UK black-market gambling ads to eclipse licensed spend by 2028
WARC forecasts unlicensed UK gambling ad spend will exceed £1 billion by 2028 as licensed firms cut advertising budgets and overseas operators expand online reach.
The World Advertising Research Center published an analysis on April 21 projecting that unlicensed online gambling operators will outspend regulated UK firms on advertising by 2028. WARC forecasts unlicensed ad spend will rise from £844.7 million in 2025-26 to £934.2 million in 2026-27 and exceed £1 billion by 2028.
WARC expects licensed UK operators to reduce advertising spend by 9.2% to about £1.05 billion in 2025-26 and to fall a further 2.6% to roughly £1.022 billion in 2026-27. The firm projects overall UK gambling ad spend will reach about £1.9 billion in 2026, with most growth coming from operators not licensed in the UK.
The analysis flagged sponsorship as an earlier crossover. WARC forecasts unlicensed operators will account for more than half of gambling sponsorship spending by 2026-27. Gambling sponsorship outlays have risen from £158 million in 2019-20 to a projected £260 million in 2026-27, and the regulated sector’s share peaked in 2021-22 before declining.

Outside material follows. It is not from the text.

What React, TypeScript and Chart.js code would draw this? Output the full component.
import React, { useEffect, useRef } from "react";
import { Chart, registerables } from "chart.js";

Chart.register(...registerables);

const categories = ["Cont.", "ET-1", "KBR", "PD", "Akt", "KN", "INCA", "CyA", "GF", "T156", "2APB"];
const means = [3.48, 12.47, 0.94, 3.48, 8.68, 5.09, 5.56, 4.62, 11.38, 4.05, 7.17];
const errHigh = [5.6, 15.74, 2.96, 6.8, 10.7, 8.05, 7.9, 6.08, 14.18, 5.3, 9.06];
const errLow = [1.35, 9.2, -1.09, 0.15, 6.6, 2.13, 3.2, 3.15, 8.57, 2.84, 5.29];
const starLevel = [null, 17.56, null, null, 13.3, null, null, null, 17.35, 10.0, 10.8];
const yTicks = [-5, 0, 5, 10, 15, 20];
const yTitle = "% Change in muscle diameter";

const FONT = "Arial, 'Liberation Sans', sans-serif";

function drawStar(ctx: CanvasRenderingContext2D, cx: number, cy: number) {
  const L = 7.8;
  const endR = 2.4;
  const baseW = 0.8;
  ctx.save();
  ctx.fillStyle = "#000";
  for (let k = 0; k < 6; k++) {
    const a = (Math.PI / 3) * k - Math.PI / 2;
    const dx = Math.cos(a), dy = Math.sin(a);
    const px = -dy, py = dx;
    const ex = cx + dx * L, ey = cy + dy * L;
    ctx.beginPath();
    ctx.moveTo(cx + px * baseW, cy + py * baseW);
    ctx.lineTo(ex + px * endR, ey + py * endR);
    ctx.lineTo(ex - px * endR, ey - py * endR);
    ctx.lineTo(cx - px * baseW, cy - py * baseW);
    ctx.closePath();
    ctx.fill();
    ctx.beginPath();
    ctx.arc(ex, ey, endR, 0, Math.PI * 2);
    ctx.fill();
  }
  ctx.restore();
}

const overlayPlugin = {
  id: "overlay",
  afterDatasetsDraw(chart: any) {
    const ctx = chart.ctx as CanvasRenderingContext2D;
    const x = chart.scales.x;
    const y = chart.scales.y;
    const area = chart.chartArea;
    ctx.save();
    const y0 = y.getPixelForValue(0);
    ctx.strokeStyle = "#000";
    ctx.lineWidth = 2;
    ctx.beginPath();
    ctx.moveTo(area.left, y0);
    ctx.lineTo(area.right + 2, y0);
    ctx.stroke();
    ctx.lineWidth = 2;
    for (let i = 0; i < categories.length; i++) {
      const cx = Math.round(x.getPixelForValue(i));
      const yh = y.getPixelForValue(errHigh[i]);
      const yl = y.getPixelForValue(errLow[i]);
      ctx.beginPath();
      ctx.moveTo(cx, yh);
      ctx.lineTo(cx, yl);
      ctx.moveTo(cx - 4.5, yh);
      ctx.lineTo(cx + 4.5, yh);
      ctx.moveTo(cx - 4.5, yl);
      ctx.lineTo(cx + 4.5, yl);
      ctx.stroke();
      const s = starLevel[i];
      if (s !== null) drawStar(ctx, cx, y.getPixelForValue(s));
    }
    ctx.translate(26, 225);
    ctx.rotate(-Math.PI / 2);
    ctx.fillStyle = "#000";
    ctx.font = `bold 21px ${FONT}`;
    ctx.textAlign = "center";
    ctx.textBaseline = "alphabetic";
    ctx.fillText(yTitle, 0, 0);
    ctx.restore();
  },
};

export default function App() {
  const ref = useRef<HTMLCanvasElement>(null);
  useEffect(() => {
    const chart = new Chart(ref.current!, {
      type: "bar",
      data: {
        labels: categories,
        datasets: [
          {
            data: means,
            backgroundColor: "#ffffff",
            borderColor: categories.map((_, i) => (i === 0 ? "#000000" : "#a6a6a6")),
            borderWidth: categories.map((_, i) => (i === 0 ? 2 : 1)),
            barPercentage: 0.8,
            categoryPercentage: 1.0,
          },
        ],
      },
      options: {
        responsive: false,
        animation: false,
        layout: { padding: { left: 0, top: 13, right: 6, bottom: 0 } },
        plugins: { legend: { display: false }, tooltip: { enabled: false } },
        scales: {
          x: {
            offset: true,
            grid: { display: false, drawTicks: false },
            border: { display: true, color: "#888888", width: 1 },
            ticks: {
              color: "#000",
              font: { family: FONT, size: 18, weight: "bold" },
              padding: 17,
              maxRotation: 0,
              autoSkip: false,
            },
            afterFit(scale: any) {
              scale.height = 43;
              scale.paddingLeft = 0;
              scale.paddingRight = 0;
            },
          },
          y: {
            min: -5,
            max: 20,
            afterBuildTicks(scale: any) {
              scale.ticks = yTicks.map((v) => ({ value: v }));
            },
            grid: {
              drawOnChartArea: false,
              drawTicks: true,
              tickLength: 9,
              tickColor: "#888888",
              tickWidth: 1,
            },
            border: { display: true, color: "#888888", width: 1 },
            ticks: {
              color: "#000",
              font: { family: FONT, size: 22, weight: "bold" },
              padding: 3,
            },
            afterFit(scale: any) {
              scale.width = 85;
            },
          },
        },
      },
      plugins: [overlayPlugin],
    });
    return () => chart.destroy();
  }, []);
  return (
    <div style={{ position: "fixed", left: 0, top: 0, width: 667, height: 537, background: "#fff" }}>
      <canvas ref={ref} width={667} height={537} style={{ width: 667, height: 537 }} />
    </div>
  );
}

Grainne Hurst, chief executive of the Betting and Gaming Council, described the findings as “a tipping point where illegal operators overtake licensed firms in advertising spend, fundamentally reshaping what consumers see.” She warned that additional limits on licensed advertising would increase the relative share of unlicensed providers and called for stronger action against illegal operators.

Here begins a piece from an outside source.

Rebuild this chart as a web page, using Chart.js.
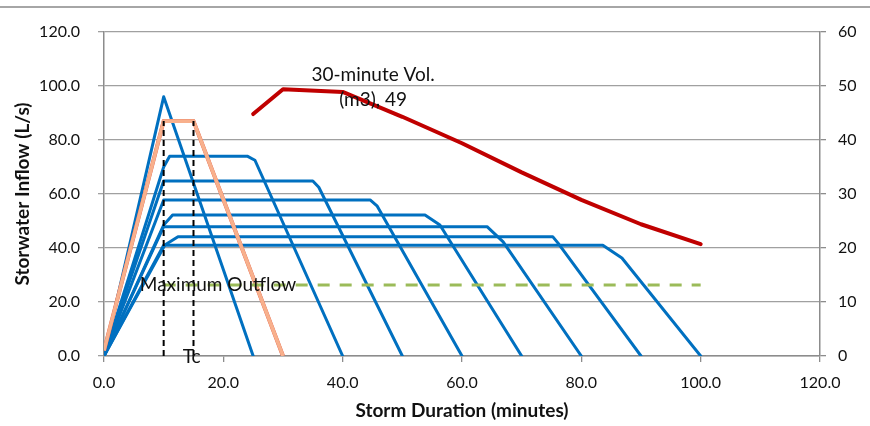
<!DOCTYPE html>
<html>
<head>
<meta charset="utf-8">
<script src="https://cdn.jsdelivr.net/npm/chart.js@4.4.1/dist/chart.umd.min.js"></script>
<style>
  body { margin: 0; background: #fff; }
</style>
</head>
<body>
<canvas id="myChart" width="870" height="426"></canvas>
<script>
// inflow hydrographs: time (minutes) and flow (L/s), one pair per storm duration
var h10_t = [0, 10, 25];
var h10_q = [0, 96, 0];
var h15_t = [0, 10, 15, 30];
var h15_q = [2, 87, 87, 0];
var h25_t = [0, 10, 11, 24, 25.3, 40];
var h25_q = [0, 70, 74, 74, 72.5, 0];
var h35_t = [0, 10, 35, 36, 50];
var h35_q = [0, 64.8, 64.8, 62.5, 0];
var h45_t = [0, 10, 44.6, 45.8, 60];
var h45_q = [0, 57.8, 57.8, 55.5, 0];
var h55_t = [0, 10, 11.5, 53.8, 56.3, 70];
var h55_q = [0, 48.5, 52.2, 52.2, 48.5, 0];
var h65_t = [0, 10, 64.2, 66.9, 80];
var h65_q = [0, 47.9, 47.9, 42.3, 0];
var h75_t = [0, 10.2, 12.4, 75.2, 76.1, 90];
var h75_q = [0, 41.1, 44.2, 44.2, 41.8, 0];
var h85_t = [0, 10, 83.6, 86.8, 100];
var h85_q = [0, 41, 41, 36.3, 0];

// maximum outflow (L/s)
var outflow_t = [10, 100];
var outflow_q = [26.3, 26.3];

// Tc markers
var tc_t = [10, 15];
var tc_top = 87;

// 30-minute volume (m3), right axis
var vol_t = [25, 30, 40, 50, 60, 70, 80, 90, 100];
var vol_m3 = [44.8, 49.4, 48.9, 44.3, 39.4, 34.0, 28.9, 24.4, 20.7];

function pts(t, q) {
  return t.map(function(v, i){ return {x: v, y: q[i]}; });
}

var BLUE = '#0070C0';
var FONT = 'Lato, "Noto Sans", sans-serif';

var blues = [[h10_t, h10_q], [h25_t, h25_q], [h35_t, h35_q], [h45_t, h45_q],
             [h55_t, h55_q], [h65_t, h65_q], [h75_t, h75_q], [h85_t, h85_q]];

var datasets = [];
datasets.push({
  label: '30-minute Vol. (m3)', data: pts(vol_t, vol_m3), yAxisID: 'y2',
  borderColor: '#C00000', borderWidth: 4, borderCapStyle: 'round', borderJoinStyle: 'round'
});
datasets.push({
  label: 'Maximum Outflow', data: pts(outflow_t, outflow_q),
  borderColor: '#9BBB59', borderWidth: 3, borderDash: [12, 10]
});
tc_t.forEach(function(t){
  datasets.push({
    label: 'Tc', data: [{x: t, y: 0}, {x: t, y: tc_top}],
    borderColor: '#000', borderWidth: 2, borderDash: [6, 4]
  });
});
datasets.push({
  label: '15 min', data: pts(h15_t, h15_q),
  borderColor: '#F8B08C', borderWidth: 3.6, borderJoinStyle: 'round'
});
datasets.push({
  label: '15 min edge', data: pts(h15_t, h15_q),
  borderColor: '#E0604A', borderWidth: 4, borderJoinStyle: 'round'
});
blues.forEach(function(h, i){
  datasets.push({
    label: 'storm ' + i, data: pts(h[0], h[1]),
    borderColor: BLUE, borderWidth: 3, borderJoinStyle: 'round', borderCapStyle: 'round'
  });
});

var textLabels = {
  id: 'textLabels',
  afterDatasetsDraw: function(chart) {
    var ctx = chart.ctx, x = chart.scales.x, y = chart.scales.y, y2 = chart.scales.y2;
    ctx.save();
    ctx.fillStyle = '#111';
    ctx.textAlign = 'center';
    ctx.textBaseline = 'middle';
    ctx.font = '19px ' + FONT;
    ctx.fillText('Maximum Outflow', x.getPixelForValue(19.1), y.getPixelForValue(26.3));
    ctx.fillText('Tc', x.getPixelForValue(14.7), y.getPixelForValue(-0.4));
    ctx.fillText('30-minute Vol.', x.getPixelForValue(45.1), y2.getPixelForValue(52));
    ctx.fillText('(m3), 49', x.getPixelForValue(45.1), y2.getPixelForValue(47.4));
    ctx.restore();
  },
  afterDraw: function(chart) {
    var ctx = chart.ctx;
    ctx.save();
    ctx.strokeStyle = '#a6a6a6';
    ctx.lineWidth = 2;
    ctx.beginPath();
    ctx.moveTo(0, 7);
    ctx.lineTo(chart.width, 7);
    ctx.stroke();
    ctx.restore();
  }
};

var ctx = document.getElementById('myChart').getContext('2d');
var chart = new Chart(ctx, {
  type: 'line',
  data: { datasets: datasets },
  plugins: [textLabels],
  options: {
    responsive: false,
    animation: false,
    layout: { padding: { top: 32, left: 0, right: 0, bottom: 0 } },
    elements: { point: { radius: 0 }, line: { tension: 0 } },
    plugins: { legend: { display: false }, tooltip: { enabled: false } },
    scales: {
      x: {
        type: 'linear', min: 0, max: 120,
        afterFit: function(s){ s.height = 70; },
        ticks: { stepSize: 20, padding: 11, color: '#111', font: { family: FONT, size: 16 },
                 callback: function(v){ return v.toFixed(1); } },
        grid: { drawOnChartArea: false, tickLength: 6, color: '#8c8c8c', lineWidth: 1.3 },
        border: { color: '#8c8c8c', width: 1.5 },
        title: { display: true, text: 'Storm Duration (minutes)', color: '#111',
                 font: { family: FONT, size: 19, weight: 'bold' }, padding: { top: 0, bottom: 4 } }
      },
      y: {
        position: 'left', min: 0, max: 120,
        afterFit: function(s){ s.width = 104; },
        ticks: { stepSize: 20, padding: 18, color: '#111', font: { family: FONT, size: 16 },
                 callback: function(v){ return v.toFixed(1); } },
        grid: { tickLength: 6, color: '#a0a0a0', lineWidth: 1.3 },
        border: { color: '#8c8c8c', width: 1.5 },
        title: { display: true, text: 'Storwater Inflow (L/s)', color: '#111',
                 font: { family: FONT, size: 19, weight: 'bold' }, padding: { top: 11, bottom: 0 } }
      },
      y2: {
        position: 'right', min: 0, max: 60,
        afterFit: function(s){ s.width = 50; },
        ticks: { stepSize: 10, padding: 12, color: '#111', font: { family: FONT, size: 16 } },
        grid: { drawOnChartArea: false, tickLength: 6, color: '#8c8c8c', lineWidth: 1.3 },
        border: { color: '#8c8c8c', width: 1.5 }
      }
    }
  }
});
</script>
</body>
</html>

Policy and tax changes form part of the backdrop. The Remote Gaming Duty increased from 21% to 40% on April 1. The Remote Betting Duty is scheduled to rise from 15% to 25% in April 2027. The Office for Budget Responsibility estimated in November 2025 that those tax changes could divert about £500 million of gambling activity to the black market and reduce industry yields through changes in demand and operator pricing.
Separate research released in January 2026 estimated unlicensed operators already account for roughly 9% of the £8.2 billion UK online gambling market. At a Betting and Gaming Council event, Chris Sanger, EY’s Global Government Tax Leader, said the illegal market had grown from roughly 0.5% of the legal market “a few years ago” to around 10–12% today.
The Gambling Commission will change leadership at the end of April: chief executive Andrew Rhodes is due to step down on April 30, and deputy chief executive Sarah Gardner will serve as acting CEO. The government provided an additional £26 million to the Commission’s black market taskforce in the November 2025 budget.
Parliament will hold a Westminster Hall debate on April 23 to examine how advertising rules should respond to the growing share of spend by unlicensed operators. WARC released its analysis one day before the scheduled debate.